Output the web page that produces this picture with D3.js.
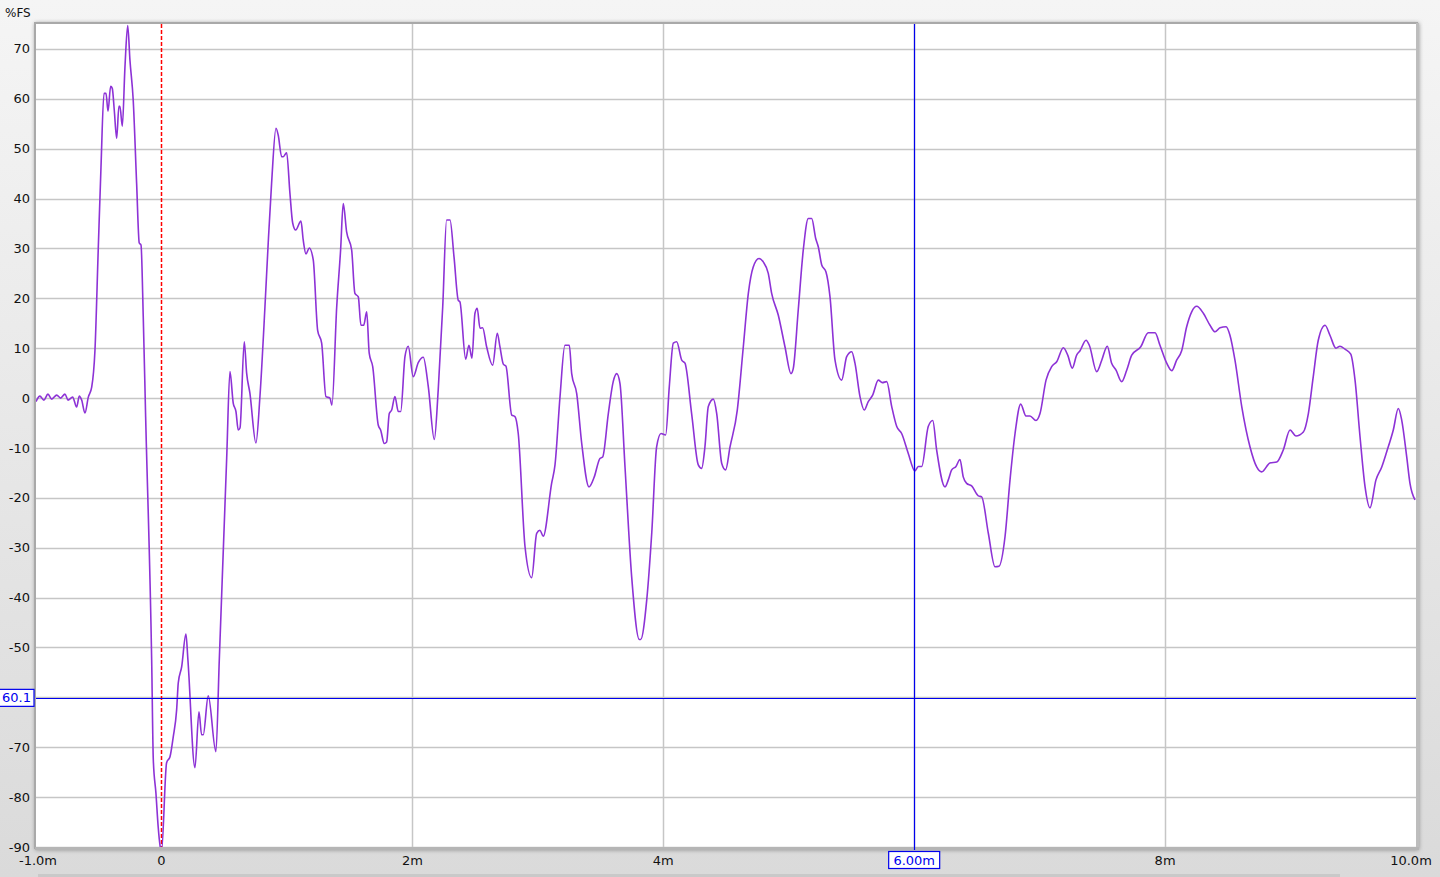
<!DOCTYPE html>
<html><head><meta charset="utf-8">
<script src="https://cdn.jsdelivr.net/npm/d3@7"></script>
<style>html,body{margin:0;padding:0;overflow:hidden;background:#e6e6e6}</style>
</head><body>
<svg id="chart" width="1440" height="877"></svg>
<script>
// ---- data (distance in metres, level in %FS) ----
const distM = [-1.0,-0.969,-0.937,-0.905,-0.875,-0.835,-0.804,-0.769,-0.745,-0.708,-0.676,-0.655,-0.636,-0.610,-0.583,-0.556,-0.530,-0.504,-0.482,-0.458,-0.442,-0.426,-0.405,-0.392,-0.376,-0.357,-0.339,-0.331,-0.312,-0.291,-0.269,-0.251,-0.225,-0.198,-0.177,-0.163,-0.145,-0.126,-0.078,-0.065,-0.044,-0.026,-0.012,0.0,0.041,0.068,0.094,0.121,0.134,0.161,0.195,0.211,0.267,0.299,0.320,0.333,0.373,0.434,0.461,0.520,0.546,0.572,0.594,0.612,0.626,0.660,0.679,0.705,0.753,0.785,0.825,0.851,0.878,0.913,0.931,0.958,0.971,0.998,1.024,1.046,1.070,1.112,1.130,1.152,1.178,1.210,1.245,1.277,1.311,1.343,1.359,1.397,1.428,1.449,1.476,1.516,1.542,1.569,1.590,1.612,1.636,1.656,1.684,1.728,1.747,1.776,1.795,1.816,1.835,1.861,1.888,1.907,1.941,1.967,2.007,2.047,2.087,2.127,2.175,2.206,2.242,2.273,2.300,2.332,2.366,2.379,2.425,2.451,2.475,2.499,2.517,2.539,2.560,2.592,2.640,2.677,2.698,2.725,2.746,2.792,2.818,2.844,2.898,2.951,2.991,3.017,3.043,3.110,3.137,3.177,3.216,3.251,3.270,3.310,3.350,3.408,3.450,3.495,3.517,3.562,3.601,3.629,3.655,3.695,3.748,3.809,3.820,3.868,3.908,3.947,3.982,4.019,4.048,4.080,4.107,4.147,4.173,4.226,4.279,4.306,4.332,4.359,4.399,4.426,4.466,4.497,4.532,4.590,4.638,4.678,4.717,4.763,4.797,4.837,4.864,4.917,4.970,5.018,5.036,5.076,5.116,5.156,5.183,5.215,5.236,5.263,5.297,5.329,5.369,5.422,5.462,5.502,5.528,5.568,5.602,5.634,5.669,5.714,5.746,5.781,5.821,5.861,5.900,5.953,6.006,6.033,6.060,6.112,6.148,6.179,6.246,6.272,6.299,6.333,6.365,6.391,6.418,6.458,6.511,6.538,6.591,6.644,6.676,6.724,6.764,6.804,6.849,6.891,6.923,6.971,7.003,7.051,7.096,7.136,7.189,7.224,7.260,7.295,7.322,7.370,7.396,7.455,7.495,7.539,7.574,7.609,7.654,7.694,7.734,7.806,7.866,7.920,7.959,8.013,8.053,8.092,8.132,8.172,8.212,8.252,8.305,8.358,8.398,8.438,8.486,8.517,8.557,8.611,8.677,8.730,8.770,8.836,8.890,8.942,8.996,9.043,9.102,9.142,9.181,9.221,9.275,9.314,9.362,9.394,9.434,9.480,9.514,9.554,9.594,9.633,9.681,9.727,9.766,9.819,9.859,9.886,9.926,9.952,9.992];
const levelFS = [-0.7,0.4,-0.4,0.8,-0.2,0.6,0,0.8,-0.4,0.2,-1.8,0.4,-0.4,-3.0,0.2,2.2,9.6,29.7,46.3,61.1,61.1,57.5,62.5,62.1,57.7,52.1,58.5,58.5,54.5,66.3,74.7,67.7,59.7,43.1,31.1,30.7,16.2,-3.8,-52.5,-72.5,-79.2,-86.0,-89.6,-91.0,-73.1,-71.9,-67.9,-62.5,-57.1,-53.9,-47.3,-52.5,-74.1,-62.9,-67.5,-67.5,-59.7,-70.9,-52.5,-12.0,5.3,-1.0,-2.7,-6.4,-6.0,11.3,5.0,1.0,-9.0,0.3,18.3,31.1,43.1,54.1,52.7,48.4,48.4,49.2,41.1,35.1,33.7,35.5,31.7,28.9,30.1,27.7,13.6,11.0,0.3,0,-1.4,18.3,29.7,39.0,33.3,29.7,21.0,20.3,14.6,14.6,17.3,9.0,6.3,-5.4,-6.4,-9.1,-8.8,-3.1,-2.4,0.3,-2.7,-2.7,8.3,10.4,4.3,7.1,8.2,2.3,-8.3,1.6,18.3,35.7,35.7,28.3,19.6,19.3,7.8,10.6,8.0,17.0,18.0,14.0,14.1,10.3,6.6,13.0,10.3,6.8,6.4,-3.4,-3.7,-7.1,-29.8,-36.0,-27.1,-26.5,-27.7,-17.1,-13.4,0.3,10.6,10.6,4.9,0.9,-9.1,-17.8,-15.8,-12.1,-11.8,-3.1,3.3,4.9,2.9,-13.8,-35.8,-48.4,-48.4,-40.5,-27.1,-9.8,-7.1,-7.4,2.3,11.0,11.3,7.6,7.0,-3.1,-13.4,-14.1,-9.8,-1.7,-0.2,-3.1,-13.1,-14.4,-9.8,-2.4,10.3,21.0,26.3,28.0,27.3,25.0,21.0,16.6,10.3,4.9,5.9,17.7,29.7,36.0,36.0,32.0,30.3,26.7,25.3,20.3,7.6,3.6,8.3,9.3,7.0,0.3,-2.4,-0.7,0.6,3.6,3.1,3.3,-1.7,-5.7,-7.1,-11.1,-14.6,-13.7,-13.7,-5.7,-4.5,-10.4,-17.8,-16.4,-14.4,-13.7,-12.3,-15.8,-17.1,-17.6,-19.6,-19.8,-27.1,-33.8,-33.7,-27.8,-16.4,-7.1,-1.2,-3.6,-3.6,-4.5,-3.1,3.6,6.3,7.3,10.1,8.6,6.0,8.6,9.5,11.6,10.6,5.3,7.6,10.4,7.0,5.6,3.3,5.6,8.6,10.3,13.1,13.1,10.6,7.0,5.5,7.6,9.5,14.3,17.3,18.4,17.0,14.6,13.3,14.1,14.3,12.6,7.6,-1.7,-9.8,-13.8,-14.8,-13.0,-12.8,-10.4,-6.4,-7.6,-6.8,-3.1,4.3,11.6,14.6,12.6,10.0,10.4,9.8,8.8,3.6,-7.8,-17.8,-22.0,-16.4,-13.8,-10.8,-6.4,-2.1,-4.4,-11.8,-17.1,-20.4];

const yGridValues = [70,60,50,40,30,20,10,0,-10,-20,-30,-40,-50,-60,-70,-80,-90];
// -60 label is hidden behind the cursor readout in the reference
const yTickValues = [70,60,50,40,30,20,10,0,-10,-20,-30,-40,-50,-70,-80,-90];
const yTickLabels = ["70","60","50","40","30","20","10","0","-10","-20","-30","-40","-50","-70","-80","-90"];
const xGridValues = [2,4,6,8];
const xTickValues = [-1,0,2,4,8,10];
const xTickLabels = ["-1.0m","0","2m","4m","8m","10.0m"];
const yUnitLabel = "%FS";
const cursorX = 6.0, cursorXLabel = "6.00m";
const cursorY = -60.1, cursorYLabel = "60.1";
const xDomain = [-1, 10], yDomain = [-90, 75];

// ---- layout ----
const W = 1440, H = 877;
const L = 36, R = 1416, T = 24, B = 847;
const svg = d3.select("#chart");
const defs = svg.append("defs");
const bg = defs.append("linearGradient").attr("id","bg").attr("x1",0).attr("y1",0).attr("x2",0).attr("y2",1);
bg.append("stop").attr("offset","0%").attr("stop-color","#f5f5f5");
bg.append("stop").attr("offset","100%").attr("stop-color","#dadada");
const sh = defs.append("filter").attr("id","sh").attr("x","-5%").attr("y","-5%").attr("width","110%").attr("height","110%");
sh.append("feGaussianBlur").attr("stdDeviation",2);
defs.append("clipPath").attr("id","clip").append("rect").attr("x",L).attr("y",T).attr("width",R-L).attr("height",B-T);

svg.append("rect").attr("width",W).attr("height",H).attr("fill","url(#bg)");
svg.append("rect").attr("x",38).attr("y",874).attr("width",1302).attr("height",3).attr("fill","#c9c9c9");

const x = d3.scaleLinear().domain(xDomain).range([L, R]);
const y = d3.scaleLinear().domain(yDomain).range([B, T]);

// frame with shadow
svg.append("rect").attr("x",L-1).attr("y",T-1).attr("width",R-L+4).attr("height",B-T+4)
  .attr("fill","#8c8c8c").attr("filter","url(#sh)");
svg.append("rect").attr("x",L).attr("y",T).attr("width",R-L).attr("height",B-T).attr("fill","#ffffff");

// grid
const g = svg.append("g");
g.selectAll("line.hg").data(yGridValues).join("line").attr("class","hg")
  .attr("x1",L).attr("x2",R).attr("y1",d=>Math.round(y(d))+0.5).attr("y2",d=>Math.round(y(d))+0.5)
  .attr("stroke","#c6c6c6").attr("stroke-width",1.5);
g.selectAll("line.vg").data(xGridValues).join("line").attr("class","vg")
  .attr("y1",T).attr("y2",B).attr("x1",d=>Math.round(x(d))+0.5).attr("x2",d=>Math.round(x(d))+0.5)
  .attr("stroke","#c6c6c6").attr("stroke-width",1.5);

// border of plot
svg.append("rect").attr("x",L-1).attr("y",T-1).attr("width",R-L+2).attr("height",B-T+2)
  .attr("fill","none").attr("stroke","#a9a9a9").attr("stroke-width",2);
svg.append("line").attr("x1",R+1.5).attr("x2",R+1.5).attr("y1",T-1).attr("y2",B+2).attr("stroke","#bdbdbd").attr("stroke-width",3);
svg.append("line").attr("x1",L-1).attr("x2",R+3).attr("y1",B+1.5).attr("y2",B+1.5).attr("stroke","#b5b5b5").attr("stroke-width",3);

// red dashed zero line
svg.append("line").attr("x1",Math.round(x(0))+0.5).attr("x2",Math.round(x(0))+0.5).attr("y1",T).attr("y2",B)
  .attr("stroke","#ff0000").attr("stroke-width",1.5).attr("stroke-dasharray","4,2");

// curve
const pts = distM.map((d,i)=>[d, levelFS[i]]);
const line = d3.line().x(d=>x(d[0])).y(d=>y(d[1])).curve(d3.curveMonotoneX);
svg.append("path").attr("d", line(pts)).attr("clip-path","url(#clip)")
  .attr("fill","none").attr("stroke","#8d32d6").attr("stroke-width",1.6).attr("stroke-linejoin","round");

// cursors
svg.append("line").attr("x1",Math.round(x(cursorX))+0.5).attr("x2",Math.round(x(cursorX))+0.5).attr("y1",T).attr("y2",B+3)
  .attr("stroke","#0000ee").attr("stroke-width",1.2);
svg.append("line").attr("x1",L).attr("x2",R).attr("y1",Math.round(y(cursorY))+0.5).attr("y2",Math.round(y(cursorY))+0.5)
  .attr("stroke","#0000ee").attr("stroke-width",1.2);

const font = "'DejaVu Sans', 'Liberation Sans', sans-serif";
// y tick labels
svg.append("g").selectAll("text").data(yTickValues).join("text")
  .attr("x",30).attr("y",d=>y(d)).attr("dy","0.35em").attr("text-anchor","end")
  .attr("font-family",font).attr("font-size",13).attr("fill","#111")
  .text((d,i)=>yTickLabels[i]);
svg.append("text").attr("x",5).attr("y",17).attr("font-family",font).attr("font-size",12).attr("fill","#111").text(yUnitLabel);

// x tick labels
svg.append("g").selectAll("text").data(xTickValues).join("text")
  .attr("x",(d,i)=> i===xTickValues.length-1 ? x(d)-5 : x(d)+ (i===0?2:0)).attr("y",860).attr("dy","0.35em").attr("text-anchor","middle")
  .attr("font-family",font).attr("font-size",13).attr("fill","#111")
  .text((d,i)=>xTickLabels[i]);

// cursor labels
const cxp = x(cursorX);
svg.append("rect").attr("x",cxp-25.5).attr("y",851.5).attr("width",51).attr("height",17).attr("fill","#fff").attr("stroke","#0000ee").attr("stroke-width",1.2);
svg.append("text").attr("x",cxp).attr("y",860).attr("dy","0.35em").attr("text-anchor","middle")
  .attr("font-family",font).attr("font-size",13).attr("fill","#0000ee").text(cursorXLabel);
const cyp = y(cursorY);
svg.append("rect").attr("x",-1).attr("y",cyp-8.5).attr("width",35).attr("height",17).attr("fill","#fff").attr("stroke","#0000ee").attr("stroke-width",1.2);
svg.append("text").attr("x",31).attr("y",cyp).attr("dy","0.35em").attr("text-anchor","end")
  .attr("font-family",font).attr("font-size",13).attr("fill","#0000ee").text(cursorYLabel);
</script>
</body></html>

### WRITTEN TASK:
Tally every line of the data that holds the word "with" and write the count alone.

### RESPONSE TO THIS TASK:
2